[Part of a data file]
_ _ _ _

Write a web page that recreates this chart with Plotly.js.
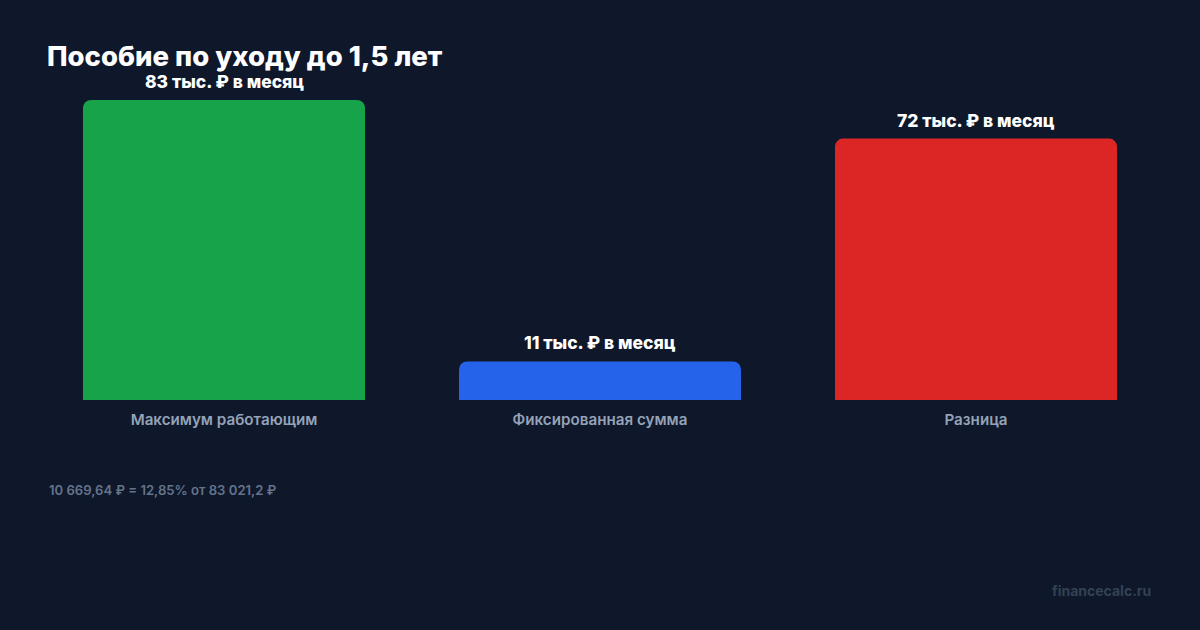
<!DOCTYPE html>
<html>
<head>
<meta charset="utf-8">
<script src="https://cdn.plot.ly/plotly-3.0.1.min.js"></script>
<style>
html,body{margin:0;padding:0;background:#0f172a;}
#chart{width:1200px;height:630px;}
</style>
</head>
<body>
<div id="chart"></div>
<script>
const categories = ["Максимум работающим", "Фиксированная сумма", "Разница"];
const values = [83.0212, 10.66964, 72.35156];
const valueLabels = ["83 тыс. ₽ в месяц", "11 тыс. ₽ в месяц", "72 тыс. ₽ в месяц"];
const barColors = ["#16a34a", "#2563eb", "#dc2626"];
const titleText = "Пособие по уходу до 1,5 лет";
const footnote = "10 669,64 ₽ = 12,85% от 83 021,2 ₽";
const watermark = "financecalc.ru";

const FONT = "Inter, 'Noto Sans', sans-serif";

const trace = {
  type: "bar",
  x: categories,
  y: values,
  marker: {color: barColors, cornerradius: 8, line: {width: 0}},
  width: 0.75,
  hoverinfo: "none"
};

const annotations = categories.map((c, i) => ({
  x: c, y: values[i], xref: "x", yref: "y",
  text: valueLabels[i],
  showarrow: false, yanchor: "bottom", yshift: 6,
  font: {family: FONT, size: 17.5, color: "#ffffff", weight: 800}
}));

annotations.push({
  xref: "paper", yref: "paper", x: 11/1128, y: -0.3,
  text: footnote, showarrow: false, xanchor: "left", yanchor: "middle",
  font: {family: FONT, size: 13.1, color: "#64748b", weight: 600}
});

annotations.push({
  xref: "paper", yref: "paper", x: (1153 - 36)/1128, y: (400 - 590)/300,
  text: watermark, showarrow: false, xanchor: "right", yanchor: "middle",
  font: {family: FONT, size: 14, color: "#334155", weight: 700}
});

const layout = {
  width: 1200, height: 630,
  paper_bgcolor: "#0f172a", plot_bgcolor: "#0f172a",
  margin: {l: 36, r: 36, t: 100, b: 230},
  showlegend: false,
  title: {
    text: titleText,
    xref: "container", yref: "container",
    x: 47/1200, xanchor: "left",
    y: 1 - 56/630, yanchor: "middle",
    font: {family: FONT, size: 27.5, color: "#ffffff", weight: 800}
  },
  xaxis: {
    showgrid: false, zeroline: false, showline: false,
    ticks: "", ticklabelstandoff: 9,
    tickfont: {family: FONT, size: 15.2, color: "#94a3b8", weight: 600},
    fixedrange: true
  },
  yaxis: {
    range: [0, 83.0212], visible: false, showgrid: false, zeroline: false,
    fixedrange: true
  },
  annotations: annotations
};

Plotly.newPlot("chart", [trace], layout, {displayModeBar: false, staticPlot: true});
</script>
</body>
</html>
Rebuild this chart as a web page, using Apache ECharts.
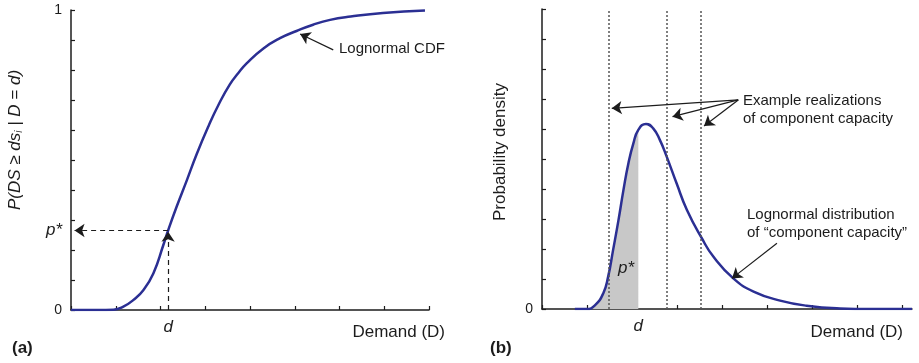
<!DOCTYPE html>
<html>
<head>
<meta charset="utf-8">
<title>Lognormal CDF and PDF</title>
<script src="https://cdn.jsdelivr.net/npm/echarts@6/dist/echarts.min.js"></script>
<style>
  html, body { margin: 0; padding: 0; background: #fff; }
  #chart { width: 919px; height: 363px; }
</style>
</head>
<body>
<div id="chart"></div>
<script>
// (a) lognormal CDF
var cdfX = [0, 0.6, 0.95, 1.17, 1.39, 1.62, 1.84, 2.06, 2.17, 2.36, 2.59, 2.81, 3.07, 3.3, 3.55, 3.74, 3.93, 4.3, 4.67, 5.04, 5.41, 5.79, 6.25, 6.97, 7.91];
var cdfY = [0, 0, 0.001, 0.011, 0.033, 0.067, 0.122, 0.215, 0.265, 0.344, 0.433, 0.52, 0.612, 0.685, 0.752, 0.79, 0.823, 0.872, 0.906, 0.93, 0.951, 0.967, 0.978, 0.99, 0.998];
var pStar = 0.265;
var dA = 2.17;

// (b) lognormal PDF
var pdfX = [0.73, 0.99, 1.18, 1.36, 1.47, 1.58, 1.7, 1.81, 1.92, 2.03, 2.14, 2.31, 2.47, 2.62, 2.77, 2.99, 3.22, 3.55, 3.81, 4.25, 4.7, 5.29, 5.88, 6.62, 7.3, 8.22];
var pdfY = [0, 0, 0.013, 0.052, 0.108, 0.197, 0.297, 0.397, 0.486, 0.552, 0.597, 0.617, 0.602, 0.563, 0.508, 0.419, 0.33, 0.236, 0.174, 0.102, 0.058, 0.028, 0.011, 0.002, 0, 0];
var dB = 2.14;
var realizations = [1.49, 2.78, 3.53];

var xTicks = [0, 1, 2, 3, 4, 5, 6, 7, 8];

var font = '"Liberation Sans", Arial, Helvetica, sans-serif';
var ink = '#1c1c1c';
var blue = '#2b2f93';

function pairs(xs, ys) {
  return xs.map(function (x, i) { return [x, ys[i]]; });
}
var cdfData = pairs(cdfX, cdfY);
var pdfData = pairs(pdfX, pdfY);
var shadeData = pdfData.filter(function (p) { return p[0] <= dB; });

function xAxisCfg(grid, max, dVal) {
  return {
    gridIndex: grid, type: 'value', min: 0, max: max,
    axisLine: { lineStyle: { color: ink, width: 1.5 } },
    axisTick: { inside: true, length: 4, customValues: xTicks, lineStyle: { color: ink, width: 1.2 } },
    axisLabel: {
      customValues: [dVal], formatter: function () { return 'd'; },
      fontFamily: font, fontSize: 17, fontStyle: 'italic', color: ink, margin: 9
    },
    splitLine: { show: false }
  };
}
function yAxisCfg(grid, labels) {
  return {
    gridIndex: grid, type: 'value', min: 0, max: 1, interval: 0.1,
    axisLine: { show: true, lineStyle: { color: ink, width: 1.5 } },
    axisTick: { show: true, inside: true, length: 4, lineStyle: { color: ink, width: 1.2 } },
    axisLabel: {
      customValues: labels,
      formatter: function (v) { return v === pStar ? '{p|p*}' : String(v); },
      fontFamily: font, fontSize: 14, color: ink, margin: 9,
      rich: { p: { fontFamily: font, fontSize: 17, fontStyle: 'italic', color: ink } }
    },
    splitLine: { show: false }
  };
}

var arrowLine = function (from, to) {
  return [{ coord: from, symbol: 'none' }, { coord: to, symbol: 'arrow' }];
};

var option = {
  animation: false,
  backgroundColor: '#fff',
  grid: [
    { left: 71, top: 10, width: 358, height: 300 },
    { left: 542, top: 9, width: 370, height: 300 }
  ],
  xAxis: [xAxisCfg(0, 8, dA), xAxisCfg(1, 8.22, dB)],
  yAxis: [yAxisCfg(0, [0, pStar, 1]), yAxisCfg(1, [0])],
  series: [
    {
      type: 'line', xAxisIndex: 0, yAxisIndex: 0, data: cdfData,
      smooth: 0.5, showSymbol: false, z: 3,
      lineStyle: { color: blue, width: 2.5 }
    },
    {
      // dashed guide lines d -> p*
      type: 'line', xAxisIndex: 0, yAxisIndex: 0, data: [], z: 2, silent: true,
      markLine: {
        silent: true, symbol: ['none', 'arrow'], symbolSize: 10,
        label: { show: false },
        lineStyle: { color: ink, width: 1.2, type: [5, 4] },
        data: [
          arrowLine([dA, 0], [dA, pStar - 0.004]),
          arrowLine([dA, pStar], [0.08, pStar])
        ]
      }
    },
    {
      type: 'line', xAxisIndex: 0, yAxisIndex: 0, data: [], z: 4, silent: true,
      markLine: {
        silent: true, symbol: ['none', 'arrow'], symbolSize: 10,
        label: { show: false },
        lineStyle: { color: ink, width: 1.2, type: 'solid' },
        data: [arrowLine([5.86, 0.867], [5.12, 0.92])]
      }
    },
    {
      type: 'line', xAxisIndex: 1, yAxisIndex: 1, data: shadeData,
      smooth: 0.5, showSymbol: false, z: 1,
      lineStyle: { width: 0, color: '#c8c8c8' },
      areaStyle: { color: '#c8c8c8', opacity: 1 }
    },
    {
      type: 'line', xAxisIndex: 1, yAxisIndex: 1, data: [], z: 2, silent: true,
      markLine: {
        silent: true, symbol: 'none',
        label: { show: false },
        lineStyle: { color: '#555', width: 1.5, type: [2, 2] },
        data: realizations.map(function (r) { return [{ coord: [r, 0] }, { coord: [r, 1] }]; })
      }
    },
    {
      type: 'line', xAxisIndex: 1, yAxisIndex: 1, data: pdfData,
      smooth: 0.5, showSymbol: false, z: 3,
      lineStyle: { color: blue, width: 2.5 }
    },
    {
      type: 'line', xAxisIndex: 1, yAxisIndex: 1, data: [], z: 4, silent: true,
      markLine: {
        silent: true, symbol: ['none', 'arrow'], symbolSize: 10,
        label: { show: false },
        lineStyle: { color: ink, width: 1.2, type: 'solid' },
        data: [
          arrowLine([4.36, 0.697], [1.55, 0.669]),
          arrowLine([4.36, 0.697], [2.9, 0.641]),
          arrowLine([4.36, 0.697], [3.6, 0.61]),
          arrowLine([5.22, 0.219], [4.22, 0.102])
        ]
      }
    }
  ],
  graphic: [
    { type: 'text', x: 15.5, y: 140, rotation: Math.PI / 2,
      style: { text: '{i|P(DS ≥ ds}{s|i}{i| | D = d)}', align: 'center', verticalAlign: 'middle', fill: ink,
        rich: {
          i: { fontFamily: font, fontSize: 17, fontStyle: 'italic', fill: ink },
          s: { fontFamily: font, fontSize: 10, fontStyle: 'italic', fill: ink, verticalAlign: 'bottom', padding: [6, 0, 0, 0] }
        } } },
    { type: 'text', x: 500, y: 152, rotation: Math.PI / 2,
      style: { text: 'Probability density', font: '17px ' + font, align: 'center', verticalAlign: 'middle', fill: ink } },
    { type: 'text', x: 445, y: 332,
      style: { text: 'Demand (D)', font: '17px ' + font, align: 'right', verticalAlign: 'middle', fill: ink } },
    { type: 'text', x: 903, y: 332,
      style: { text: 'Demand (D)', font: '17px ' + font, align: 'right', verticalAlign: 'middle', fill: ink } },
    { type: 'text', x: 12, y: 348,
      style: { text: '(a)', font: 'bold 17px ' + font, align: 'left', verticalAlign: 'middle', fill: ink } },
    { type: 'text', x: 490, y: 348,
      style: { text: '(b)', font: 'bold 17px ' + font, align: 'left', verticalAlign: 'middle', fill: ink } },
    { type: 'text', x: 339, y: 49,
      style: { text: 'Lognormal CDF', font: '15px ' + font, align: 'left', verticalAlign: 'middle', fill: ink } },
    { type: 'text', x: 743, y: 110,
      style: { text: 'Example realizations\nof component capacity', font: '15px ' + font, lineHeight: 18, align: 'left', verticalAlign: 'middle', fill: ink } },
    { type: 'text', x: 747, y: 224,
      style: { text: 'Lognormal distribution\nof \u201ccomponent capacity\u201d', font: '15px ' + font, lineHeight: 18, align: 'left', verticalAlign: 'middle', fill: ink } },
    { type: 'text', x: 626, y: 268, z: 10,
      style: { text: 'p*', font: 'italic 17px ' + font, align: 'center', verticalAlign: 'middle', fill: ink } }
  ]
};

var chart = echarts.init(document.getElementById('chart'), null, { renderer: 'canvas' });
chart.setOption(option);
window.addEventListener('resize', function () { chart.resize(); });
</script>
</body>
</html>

_ _ _ _

_Task directions_: All lines above starting at the one with "Rebuild this chart" and ending at the one with "var shadeData = pdfData.filter(function", inclusive, are to be printed again exactly, with the pictures left out.

_Correct result_:
Rebuild this chart as a web page, using Apache ECharts.
<!DOCTYPE html>
<html>
<head>
<meta charset="utf-8">
<title>Lognormal CDF and PDF</title>
<script src="https://cdn.jsdelivr.net/npm/echarts@6/dist/echarts.min.js"></script>
<style>
  html, body { margin: 0; padding: 0; background: #fff; }
  #chart { width: 919px; height: 363px; }
</style>
</head>
<body>
<div id="chart"></div>
<script>
// (a) lognormal CDF
var cdfX = [0, 0.6, 0.95, 1.17, 1.39, 1.62, 1.84, 2.06, 2.17, 2.36, 2.59, 2.81, 3.07, 3.3, 3.55, 3.74, 3.93, 4.3, 4.67, 5.04, 5.41, 5.79, 6.25, 6.97, 7.91];
var cdfY = [0, 0, 0.001, 0.011, 0.033, 0.067, 0.122, 0.215, 0.265, 0.344, 0.433, 0.52, 0.612, 0.685, 0.752, 0.79, 0.823, 0.872, 0.906, 0.93, 0.951, 0.967, 0.978, 0.99, 0.998];
var pStar = 0.265;
var dA = 2.17;

// (b) lognormal PDF
var pdfX = [0.73, 0.99, 1.18, 1.36, 1.47, 1.58, 1.7, 1.81, 1.92, 2.03, 2.14, 2.31, 2.47, 2.62, 2.77, 2.99, 3.22, 3.55, 3.81, 4.25, 4.7, 5.29, 5.88, 6.62, 7.3, 8.22];
var pdfY = [0, 0, 0.013, 0.052, 0.108, 0.197, 0.297, 0.397, 0.486, 0.552, 0.597, 0.617, 0.602, 0.563, 0.508, 0.419, 0.33, 0.236, 0.174, 0.102, 0.058, 0.028, 0.011, 0.002, 0, 0];
var dB = 2.14;
var realizations = [1.49, 2.78, 3.53];

var xTicks = [0, 1, 2, 3, 4, 5, 6, 7, 8];

var font = '"Liberation Sans", Arial, Helvetica, sans-serif';
var ink = '#1c1c1c';
var blue = '#2b2f93';

function pairs(xs, ys) {
  return xs.map(function (x, i) { return [x, ys[i]]; });
}
var cdfData = pairs(cdfX, cdfY);
var pdfData = pairs(pdfX, pdfY);
var shadeData = pdfData.filter(function (p) { return p[0] <= dB; });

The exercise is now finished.